GOAL OF THE EXERCISE = Give the data again exactly as written, skipping any pictures.
↓
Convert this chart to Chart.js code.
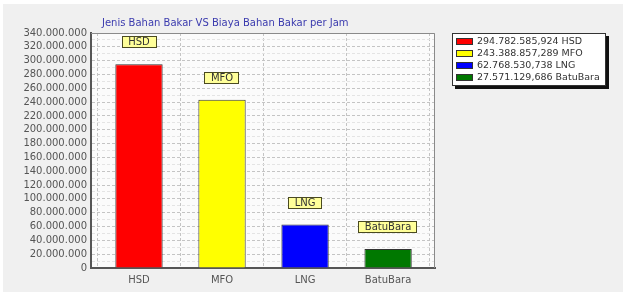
<!DOCTYPE html>
<html>
<head>
<meta charset="utf-8">
<script src="https://cdn.jsdelivr.net/npm/chart.js@4.4.1/dist/chart.umd.min.js"></script>
<style>
  html, body { margin: 0; padding: 0; background: #ffffff; }
  #wrap { width: 623px; height: 292px; }
</style>
</head>
<body>
<div id="wrap"><canvas id="graf" width="623" height="292"></canvas></div>
<script>
// data
var kategori = ['HSD', 'MFO', 'LNG', 'BatuBara'];
var biaya = [294782585.924, 243388857.289, 62768530.738, 27571129.686];
var warna = ['#ff0000', '#ffff00', '#0000ff', '#007800'];
var judul = 'Jenis Bahan Bakar VS Biaya Bahan Bakar per Jam';
var yMax = 340000000;
var yStep = 20000000;

var FONT = '"DejaVu Sans", Verdana, sans-serif';

function angka(v, des) { // format id: 1.234.567,890
    var s = des ? v.toFixed(des) : Math.round(v).toString();
    var p = s.split('.');
    var depan = p[0].replace(/\B(?=(\d{3})+(?!\d))/g, '.');
    return p.length > 1 ? depan + ',' + p[1] : depan;
}

var titik = kategori.map(function (k, i) {
    return { x: i, y: biaya[i] };
});

var latar = {
    id: 'latar',
    beforeDraw: function (chart) {
        var c = chart.ctx, a = chart.chartArea;
        c.save();
        c.fillStyle = '#ffffff';
        c.fillRect(0, 0, chart.width, chart.height);
        c.fillStyle = '#f0f0f0';
        c.fillRect(3, 4, chart.width - 3, chart.height - 4);
        c.fillStyle = '#fbfbfb';
        c.fillRect(a.left, a.top, a.right - a.left, a.bottom - a.top);
        c.restore();
    },
    afterDraw: function (chart) {
        var c = chart.ctx, a = chart.chartArea;
        c.save();
        // bingkai atas / kanan
        c.strokeStyle = '#8a8a8a';
        c.lineWidth = 1;
        c.beginPath();
        c.moveTo(a.left, a.top + 0.5);
        c.lineTo(a.right - 0.5, a.top + 0.5);
        c.lineTo(a.right - 0.5, a.bottom);
        c.stroke();

        // judul
        c.font = '10px ' + FONT;
        c.fillStyle = '#3a3aae';
        c.textBaseline = 'middle';
        c.textAlign = 'left';
        c.fillText(judul, a.left + 11, 23);

        // legenda
        var lx = 452, ly = 33, lw = 154, lh = 53;
        c.fillStyle = '#111111';
        c.fillRect(lx + 3, ly + 3, lw, lh);
        c.fillStyle = '#ffffff';
        c.fillRect(lx, ly, lw, lh);
        c.strokeStyle = '#333333';
        c.strokeRect(lx + 0.5, ly + 0.5, lw - 1, lh - 1);
        for (var i = 0; i < kategori.length; i++) {
            var yy = ly + 8 + i * 12;
            c.fillStyle = warna[i];
            c.fillRect(lx + 4, yy - 3, 17, 7);
            c.strokeStyle = '#333333';
            c.strokeRect(lx + 4.5, yy - 2.5, 16, 6);
            c.fillStyle = '#333333';
            c.font = '9.5px ' + FONT;
            c.fillText(angka(biaya[i], 3) + ' ' + kategori[i], lx + 25, yy + 0.5);
        }
        c.restore();
    }
};

var labelBatang = {
    id: 'labelBatang',
    afterDatasetsDraw: function (chart) {
        var c = chart.ctx;
        var meta = chart.getDatasetMeta(0);
        c.save();
        c.font = '10px ' + FONT;
        c.textAlign = 'center';
        c.textBaseline = 'middle';
        meta.data.forEach(function (bar, i) {
            var teks = kategori[i];
            var w = c.measureText(teks).width + 13;
            var h = 12;
            var cx = bar.x, cy = bar.y - 22;
            c.fillStyle = '#ffff99';
            c.fillRect(Math.round(cx - w / 2), Math.round(cy - h / 2), Math.round(w), h);
            c.strokeStyle = '#4a4a20';
            c.lineWidth = 1;
            c.strokeRect(Math.round(cx - w / 2) + 0.5, Math.round(cy - h / 2) + 0.5, Math.round(w) - 1, h - 1);
            c.fillStyle = '#333333';
            c.fillText(teks, cx, cy + 0.5);
        });
        c.restore();
    }
};

function tickVal(c) {
    return (c && c.tick) ? c.tick.value : null;
}

var ctx = document.getElementById('graf').getContext('2d');
var myChart = new Chart(ctx, {
    type: 'bar',
    data: {
        datasets: [{
            label: judul,
            data: titik,
            backgroundColor: warna,
            borderColor: '#333333',
            borderWidth: 1,
            barPercentage: 0.57,
            categoryPercentage: 1
        }]
    },
    options: {
        responsive: false,
        animation: false,
        devicePixelRatio: 1,
        layout: { padding: { top: 33, right: 188, bottom: 0, left: 0 } },
        plugins: {
            legend: { display: false },
            title: { display: false },
            tooltip: { enabled: false }
        },
        scales: {
            x: {
                type: 'linear',
                offset: false,
                min: -0.578,
                max: 3.565,
                afterFit: function (s) { s.height = 24; },
                border: { display: true, color: '#555555', width: 2, dash: [3, 2] },
                grid: {
                    drawTicks: false,
                    color: '#c4c4c4'
                },
                ticks: {
                    stepSize: 1,
                    includeBounds: false,
                    autoSkip: false,
                    maxRotation: 0,
                    padding: 6,
                    color: '#555555',
                    font: { family: FONT, size: 10 },
                    callback: function (v) {
                        return Number.isInteger(v) ? kategori[v] : '';
                    }
                }
            },
            y: {
                min: 0,
                max: yMax,
                afterFit: function (s) { s.width = 91; },
                border: { display: true, color: '#555555', width: 2, dash: [3, 2] },
                grid: {
                    drawTicks: false,
                    color: function (c) {
                        var v = tickVal(c);
                        return (v !== null && v % yStep === 0) ? '#c4c4c4' : '#e4e4e4';
                    }
                },
                ticks: {
                    stepSize: yStep / 2,
                    autoSkip: false,
                    padding: 4,
                    color: '#555555',
                    font: { family: FONT, size: 10 },
                    callback: function (v) {
                        return v % yStep === 0 ? angka(v) : '';
                    }
                }
            }
        }
    },
    plugins: [latar, labelBatang]
});
</script>
</body>
</html>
↑
FULL OUTPUT =
Convert this chart to Chart.js code.
<!DOCTYPE html>
<html>
<head>
<meta charset="utf-8">
<script src="https://cdn.jsdelivr.net/npm/chart.js@4.4.1/dist/chart.umd.min.js"></script>
<style>
  html, body { margin: 0; padding: 0; background: #ffffff; }
  #wrap { width: 623px; height: 292px; }
</style>
</head>
<body>
<div id="wrap"><canvas id="graf" width="623" height="292"></canvas></div>
<script>
// data
var kategori = ['HSD', 'MFO', 'LNG', 'BatuBara'];
var biaya = [294782585.924, 243388857.289, 62768530.738, 27571129.686];
var warna = ['#ff0000', '#ffff00', '#0000ff', '#007800'];
var judul = 'Jenis Bahan Bakar VS Biaya Bahan Bakar per Jam';
var yMax = 340000000;
var yStep = 20000000;

var FONT = '"DejaVu Sans", Verdana, sans-serif';

function angka(v, des) { // format id: 1.234.567,890
    var s = des ? v.toFixed(des) : Math.round(v).toString();
    var p = s.split('.');
    var depan = p[0].replace(/\B(?=(\d{3})+(?!\d))/g, '.');
    return p.length > 1 ? depan + ',' + p[1] : depan;
}

var titik = kategori.map(function (k, i) {
    return { x: i, y: biaya[i] };
});

var latar = {
    id: 'latar',
    beforeDraw: function (chart) {
        var c = chart.ctx, a = chart.chartArea;
        c.save();
        c.fillStyle = '#ffffff';
        c.fillRect(0, 0, chart.width, chart.height);
        c.fillStyle = '#f0f0f0';
        c.fillRect(3, 4, chart.width - 3, chart.height - 4);
        c.fillStyle = '#fbfbfb';
        c.fillRect(a.left, a.top, a.right - a.left, a.bottom - a.top);
        c.restore();
    },
    afterDraw: function (chart) {
        var c = chart.ctx, a = chart.chartArea;
        c.save();
        // bingkai atas / kanan
        c.strokeStyle = '#8a8a8a';
        c.lineWidth = 1;
        c.beginPath();
        c.moveTo(a.left, a.top + 0.5);
        c.lineTo(a.right - 0.5, a.top + 0.5);
        c.lineTo(a.right - 0.5, a.bottom);
        c.stroke();

        // judul
        c.font = '10px ' + FONT;
        c.fillStyle = '#3a3aae';
        c.textBaseline = 'middle';
        c.textAlign = 'left';
        c.fillText(judul, a.left + 11, 23);

        // legenda
        var lx = 452, ly = 33, lw = 154, lh = 53;
        c.fillStyle = '#111111';
        c.fillRect(lx + 3, ly + 3, lw, lh);
        c.fillStyle = '#ffffff';
        c.fillRect(lx, ly, lw, lh);
        c.strokeStyle = '#333333';
        c.strokeRect(lx + 0.5, ly + 0.5, lw - 1, lh - 1);
        for (var i = 0; i < kategori.length; i++) {
            var yy = ly + 8 + i * 12;
            c.fillStyle = warna[i];
            c.fillRect(lx + 4, yy - 3, 17, 7);
            c.strokeStyle = '#333333';
            c.strokeRect(lx + 4.5, yy - 2.5, 16, 6);
            c.fillStyle = '#333333';
            c.font = '9.5px ' + FONT;
            c.fillText(angka(biaya[i], 3) + ' ' + kategori[i], lx + 25, yy + 0.5);
        }
        c.restore();
    }
};

var labelBatang = {
    id: 'labelBatang',
    afterDatasetsDraw: function (chart) {
        var c = chart.ctx;
        var meta = chart.getDatasetMeta(0);
        c.save();
        c.font = '10px ' + FONT;
        c.textAlign = 'center';
        c.textBaseline = 'middle';
        meta.data.forEach(function (bar, i) {
            var teks = kategori[i];
            var w = c.measureText(teks).width + 13;
            var h = 12;
            var cx = bar.x, cy = bar.y - 22;
            c.fillStyle = '#ffff99';
            c.fillRect(Math.round(cx - w / 2), Math.round(cy - h / 2), Math.round(w), h);
            c.strokeStyle = '#4a4a20';
            c.lineWidth = 1;
            c.strokeRect(Math.round(cx - w / 2) + 0.5, Math.round(cy - h / 2) + 0.5, Math.round(w) - 1, h - 1);
            c.fillStyle = '#333333';
            c.fillText(teks, cx, cy + 0.5);
        });
        c.restore();
    }
};

function tickVal(c) {
    return (c && c.tick) ? c.tick.value : null;
}

var ctx = document.getElementById('graf').getContext('2d');
var myChart = new Chart(ctx, {
    type: 'bar',
    data: {
        datasets: [{
            label: judul,
            data: titik,
            backgroundColor: warna,
            borderColor: '#333333',
            borderWidth: 1,
            barPercentage: 0.57,
            categoryPercentage: 1
        }]
    },
    options: {
        responsive: false,
        animation: false,
        devicePixelRatio: 1,
        layout: { padding: { top: 33, right: 188, bottom: 0, left: 0 } },
        plugins: {
            legend: { display: false },
            title: { display: false },
            tooltip: { enabled: false }
        },
        scales: {
            x: {
                type: 'linear',
                offset: false,
                min: -0.578,
                max: 3.565,
                afterFit: function (s) { s.height = 24; },
                border: { display: true, color: '#555555', width: 2, dash: [3, 2] },
                grid: {
                    drawTicks: false,
                    color: '#c4c4c4'
                },
                ticks: {
                    stepSize: 1,
                    includeBounds: false,
                    autoSkip: false,
                    maxRotation: 0,
                    padding: 6,
                    color: '#555555',
                    font: { family: FONT, size: 10 },
                    callback: function (v) {
                        return Number.isInteger(v) ? kategori[v] : '';
                    }
                }
            },
            y: {
                min: 0,
                max: yMax,
                afterFit: function (s) { s.width = 91; },
                border: { display: true, color: '#555555', width: 2, dash: [3, 2] },
                grid: {
                    drawTicks: false,
                    color: function (c) {
                        var v = tickVal(c);
                        return (v !== null && v % yStep === 0) ? '#c4c4c4' : '#e4e4e4';
                    }
                },
                ticks: {
                    stepSize: yStep / 2,
                    autoSkip: false,
                    padding: 4,
                    color: '#555555',
                    font: { family: FONT, size: 10 },
                    callback: function (v) {
                        return v % yStep === 0 ? angka(v) : '';
                    }
                }
            }
        }
    },
    plugins: [latar, labelBatang]
});
</script>
</body>
</html>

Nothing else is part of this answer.